The Democratic contenders have been off the airwaves for more than a month now and as a result their name recognition, already low, has actually declined. Marshall dropped from 44% of voters having an opinion of her a month ago to now 37% and Cunningham's gone from 34% to 26%.
This development is in line with what happened in the 2008 Senate contest. Kay Hagan pulled to within 5 points of Elizabeth Dole immediately after the primary but after being back out of the spotlight for a month saw her deficit against Dole increase to 8 points by early June.
Voter perceptions of Burr remain relatively unchanged. For the fourth month in a row more North Carolinians disapprove than approve of the job he's doing- 37% give him more poor marks to 35% pleased with his performance.
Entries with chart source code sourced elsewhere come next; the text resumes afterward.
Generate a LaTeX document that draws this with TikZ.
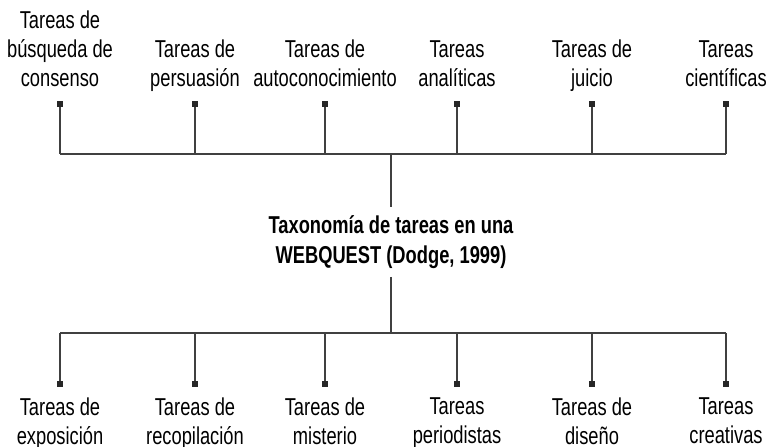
\documentclass[tikz,border=0pt]{standalone}
\usepackage{fontspec}
\setmainfont[FakeStretch=0.75]{Liberation Sans}
\begin{document}
\begin{tikzpicture}[x=0.5pt, y=-0.5pt,
    tarea/.style={align=center, font=\fontsize{12.2}{14.5}\selectfont, inner sep=0pt},
    punto/.style={fill=black!85, inner sep=0pt, minimum size=3pt},
    rama/.style={draw=black!75, line width=0.75pt}]
    \useasboundingbox (0,0) rectangle (767,446);
    % nodo central
    \node[tarea, font=\bfseries\fontsize{12.2}{15}\selectfont, inner sep=4pt] (taxo) at (391,242) {Taxonomía de tareas en una\\WEBQUEST (Dodge, 1999)};
    \coordinate (barA) at (391,154);
    \coordinate (barB) at (391,333);
    % tareas de arriba
    \foreach \x/\n/\t in {60/1/{Tareas de\\búsqueda de\\consenso}, 195/2/{Tareas de\\persuasión}, 325/3/{Tareas de\\autoconocimiento}, 457/4/{Tareas\\analíticas}, 592/5/{Tareas de\\juicio}, 726/6/{Tareas\\científicas}} {
        \node[tarea, anchor=south, text depth=0pt] (ta\n) at (\x,87) {\t};
        \coordinate (pa\n) at (\x,104);
        \draw[rama] (pa\n) -- (pa\n |- barA);
    }
    % tareas de abajo
    \foreach \x/\n/\t in {60/1/{Tareas de\\exposición}, 195/2/{Tareas de\\recopilación}, 325/3/{Tareas de\\misterio}, 457/4/{Tareas\\periodistas}, 592/5/{Tareas de\\diseño}, 726/6/{Tareas\\creativas}} {
        \node[tarea, anchor=north] (tb\n) at (\x,397) {\t};
        \coordinate (pb\n) at (\x,384);
        \draw[rama] (pb\n) -- (pb\n |- barB);
    }
    \draw[rama] (pa1 |- barA) -- (pa6 |- barA);
    \draw[rama] (pb1 |- barB) -- (pb6 |- barB);
    \draw[rama] (barA) -- (taxo.north);
    \draw[rama] (taxo.south) -- (barB);
    \foreach \n in {1,...,6} {
        \node[punto] at (pa\n) {};
        \node[punto] at (pb\n) {};
    }
\end{tikzpicture}
\end{document}
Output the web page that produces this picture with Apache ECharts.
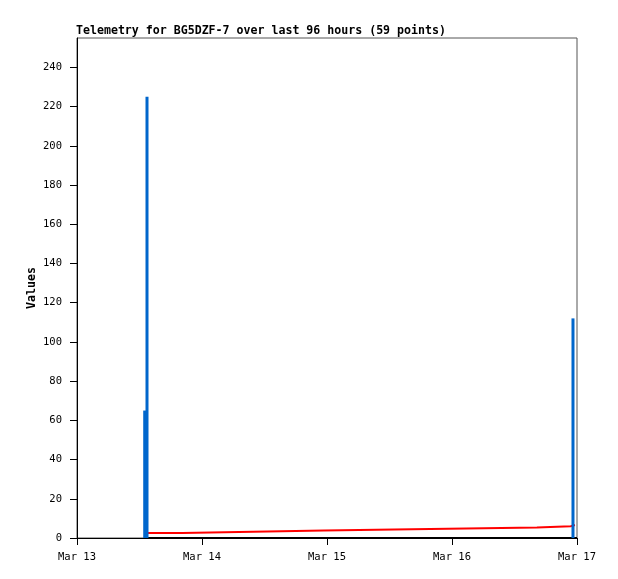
<!DOCTYPE html>
<html>
<head>
<meta charset="utf-8">
<script src="https://cdn.jsdelivr.net/npm/echarts@6/dist/echarts.min.js"></script>
<style>
html,body{margin:0;padding:0;background:#fff;}
#chart{width:618px;height:579px;}
</style>
</head>
<body>
<div id="chart"></div>
<script>
// Hours since Mar 13 00:00
const xTickHours = [0, 24, 48, 72, 96];
const xTickLabels = ['Mar 13', 'Mar 14', 'Mar 15', 'Mar 16', 'Mar 17'];
const yTickValues = [0, 20, 40, 60, 80, 100, 120, 140, 160, 180, 200, 220, 240];

// Blue impulses
const spikeHours = [13.0, 13.44, 95.23];
const spikeValues = [65, 225, 112];

// Red step series
const stepHours = [13.6, 20.2, 33.8, 47.4, 60.9, 74.7, 88.3, 94.8, 95.6];
const stepValues = [2.55, 3.2, 3.8, 4.3, 4.85, 5.4, 6.0, 6.6, 6.6];

// Black zero line
const zeroHours = [13.6, 96];
const zeroValues = [0, 0];

const zip = (a, b) => a.map((v, i) => [v, b[i]]);
const FONT = 'DejaVu Sans Mono';

const chart = echarts.init(document.getElementById('chart'), null, {renderer: 'canvas'});
chart.setOption({
  animation: false,
  backgroundColor: '#ffffff',
  title: {
    text: 'Telemetry for BG5DZF-7 over last 96 hours (59 points)',
    left: 76, top: 25, padding: 0,
    textStyle: {fontFamily: FONT, fontSize: 11.6, fontWeight: 'bold', color: '#000'}
  },
  graphic: [{
    type: 'text', x: 32, y: 288, rotation: Math.PI / 2,
    style: {text: 'Values', fontFamily: FONT, fontSize: 11.6, fontWeight: 'bold', fill: '#000', align: 'center', verticalAlign: 'middle'}
  }],
  grid: {left: 77, right: 41, top: 38, bottom: 41, show: true, borderColor: '#555', borderWidth: 1, backgroundColor: 'transparent'},
  xAxis: {
    type: 'value', min: 0, max: 96, interval: 24,
    axisLine: {lineStyle: {color: '#000', width: 1}},
    axisTick: {show: true, length: 7, lineStyle: {color: '#000'}, customValues: xTickHours},
    axisLabel: {
      customValues: xTickHours,
      margin: 14, fontFamily: FONT, fontSize: 10.5, color: '#000',
      formatter: v => xTickLabels[xTickHours.indexOf(v)] || ''
    },
    splitLine: {show: false}
  },
  yAxis: {
    type: 'value', min: 0, max: 255,
    axisLine: {show: true, lineStyle: {color: '#000', width: 1}},
    axisTick: {show: true, length: 7, lineStyle: {color: '#000'}, customValues: yTickValues},
    axisLabel: {customValues: yTickValues, margin: 15, fontFamily: FONT, fontSize: 10.5, color: '#000'},
    splitLine: {show: false}
  },
  series: [
    {
      type: 'line', data: zip(zeroHours, zeroValues), symbol: 'none',
      lineStyle: {color: '#000', width: 2}, z: 3, clip: false
    },
    {
      type: 'line', step: 'end', data: zip(stepHours, stepValues), symbol: 'none',
      lineStyle: {color: '#ff0000', width: 2}, z: 4
    },
    {
      type: 'bar', data: zip(spikeHours, spikeValues), barWidth: 3,
      itemStyle: {color: '#0066cc'}, z: 5
    }
  ]
});
</script>
</body>
</html>
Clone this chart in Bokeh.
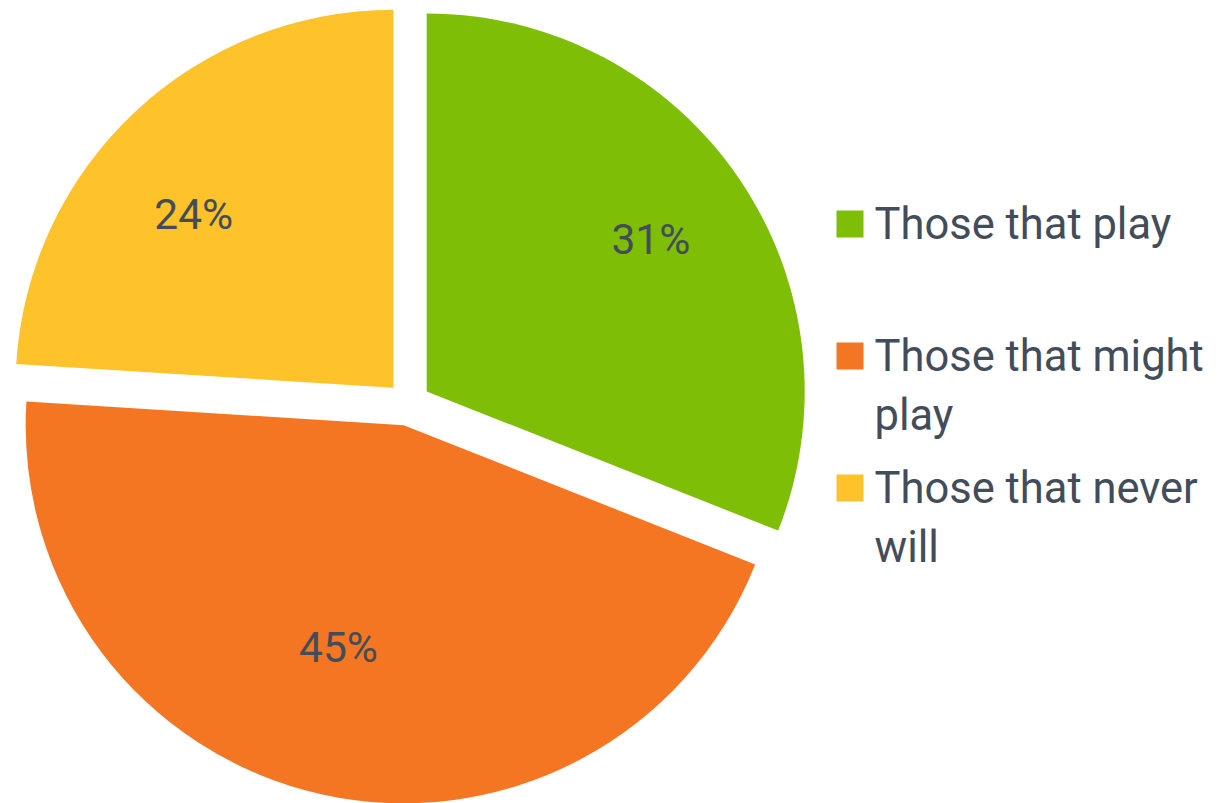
import math
import textwrap
from bokeh.plotting import figure
from bokeh.models import Range1d, ColumnDataSource
from bokeh.core.properties import value
from bokeh.embed import file_html
from bokeh.resources import INLINE

# ---- data ----
categories = ["Those that play", "Those that might play", "Those that never will"]
shares = [31, 45, 24]
labels = ["31%", "45%", "24%"]
colors = ["#7fbe06", "#f47522", "#fec22a"]

# ---- style / layout ----
W, H = 1226, 803
CX, CY = 408.0, H - 403.3      # pie centre (data units == pixels)
R = 378.0                       # radius
EXPLODE = 22.0                  # explosion distance
label_r = [0.717, 0.613, 0.70]  # label distance (fraction of radius)
label_dtheta = [0.0, 3.75, -5.8]
TEXT_COLOR = "#434d59"
FONT = "Roboto"
FS_LABEL = "42.5px"
FS_LEGEND = "43.5px"

p = figure(width=W, height=H, output_backend="svg", toolbar_location=None,
           x_range=Range1d(0, W), y_range=Range1d(0, H),
           x_axis_location=None, y_axis_location=None, min_border=0)
p.outline_line_color = None
p.grid.visible = False
p.background_fill_color = "white"
p.border_fill_color = "white"

total = float(sum(shares))
xs, ys, starts, ends, lx, ly = [], [], [], [], [], []
cum = 0.0
for i, s in enumerate(shares):
    t0 = cum / total * 360.0
    t1 = (cum + s) / total * 360.0
    mid = (t0 + t1) / 2.0
    cum += s
    mr = math.radians(mid)
    ox = CX + EXPLODE * math.sin(mr)
    oy = CY + EXPLODE * math.cos(mr)
    xs.append(ox)
    ys.append(oy)
    starts.append(90.0 - t0)
    ends.append(90.0 - t1)
    lr = math.radians(mid + label_dtheta[i])
    lx.append(ox + label_r[i] * R * math.sin(lr))
    ly.append(oy + label_r[i] * R * math.cos(lr))

src = ColumnDataSource(dict(x=xs, y=ys, start=starts, end=ends, color=colors,
                            lx=lx, ly=ly, label=labels))
p.wedge(x="x", y="y", radius=R, start_angle="start", end_angle="end",
        start_angle_units="deg", end_angle_units="deg", direction="clock",
        fill_color="color", line_color=None, source=src)
p.text(x="lx", y="ly", text="label", source=src, text_align="center",
       text_baseline="middle", text_font=value(FONT), text_font_size=FS_LABEL,
       text_color=TEXT_COLOR)

# ---- legend (drawn manually) ----
SQ_X = 849.5
TXT_X = 874
sq_y, tx, ty, tt = [], [], [], []
for i, name in enumerate(categories):
    c_y = H - (223.5 + 132 * i)
    sq_y.append(c_y)
    for j, line in enumerate(textwrap.wrap(name, 16)):
        tx.append(TXT_X)
        ty.append(c_y - 59 * j)
        tt.append(line)
p.rect(x=[SQ_X] * len(categories), y=sq_y, width=27, height=27,
       fill_color=colors, line_color=None)
p.text(x=tx, y=ty, text=tt, text_align="left", text_baseline="middle",
       text_font=value(FONT), text_font_size=FS_LEGEND, text_color=TEXT_COLOR)

open("out.html", "w").write(file_html(p, INLINE))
There are two main places to point to where Burr's standing has improved. He's now up by 13 points with independents against both Democrats, after just having a single digit lead in May. And he's benefiting from the fact that there are a lot more undecided Democrats than Republicans. In the Marshall match 20% of Democrats haven't made up their minds to 7% of Republicans and in the Cunningham one that widens to 25% of Democrats undecided and just 9% of GOP voters. The race will likely tighten again as we move toward the fall and most of those voters come home to support their party's nominee.
The big picture on this race stays the same- Burr is unpopular but his opponents aren't well known enough yet to fully capitalize on his vulnerability. The eventual nominee's ability to seize the spotlight- and stay in it- will determine whether Democrats can pull the upset this fall.